Because they were taken during such an ominous historical moment, it is impossible to look at Sander’s photographs and not think about history. Kirsch’s poems amplify a latent tension between the historical and the individual, making room for each individual person and the conditions that existed outside of Sander’s frame. In this way, his poems pose questions about the relationship between historical forces and its individual actors, how one imposes its will on the other and whether they can be separated at all. In Kinetics Researcher from Vienna (1930), Sander shows a scientist in a full-length portrait, stripped to his underwear in a striding pose and in front of a large painted landscape. “Nakedness ought to be undatable,” Kirsch begins. But of course, it is datable, especially in Sander’s photograph, in which the striding scientists demonstrates “unembarrassed objectivity” as an emblem of the era. Kirsch’s poem makes clear that such ambitions of objectivity are one of the most emblematic efforts of the modern age.

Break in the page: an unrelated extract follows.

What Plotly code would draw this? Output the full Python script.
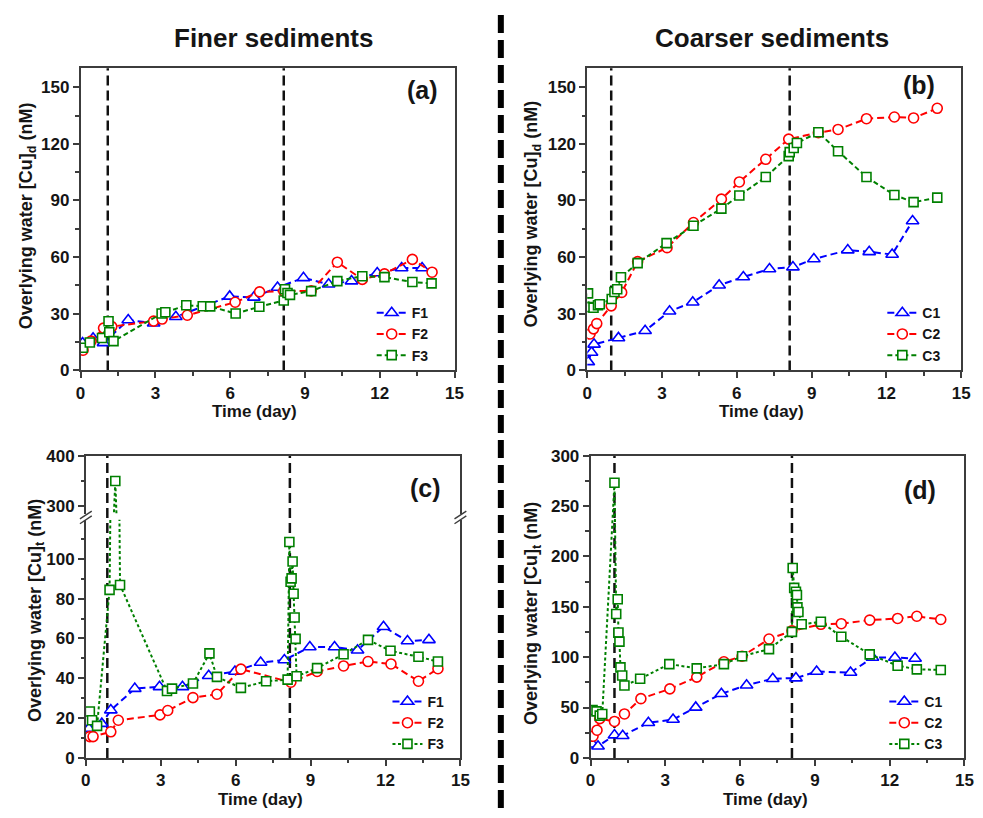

Sander did not stand apart from the society and human experiences he intended to capture, and Kirsch ends Emblems of the Passing World with The Photographer, Sander’s self-portrait from 1925. This last image might be the starkest portrait in the book. Sander’s shoulders and head fill the frame and the photographer looks out at the camera with an intense and scrutinizing stare. “What you appear to be is what you are,” Kirsch writes, “Despite the pleas of subjectivity / Whispering there is more to you by far / Than the mere object you’re compelled to be / As soon as his remorseless shutter clicks.” The last poem balances the poles of Sander’s project—the personal idiosyncrasies and unclassifiable complexity of the individual against the stereotypes and quantitative understanding of human experience in modernity—and turns it all back on the photographer himself. Kirsch shows us that Sander’s project needs a textual guide. The poet, constantly complicating and undermining confidence in photography as a universal language, might be best suited to the task.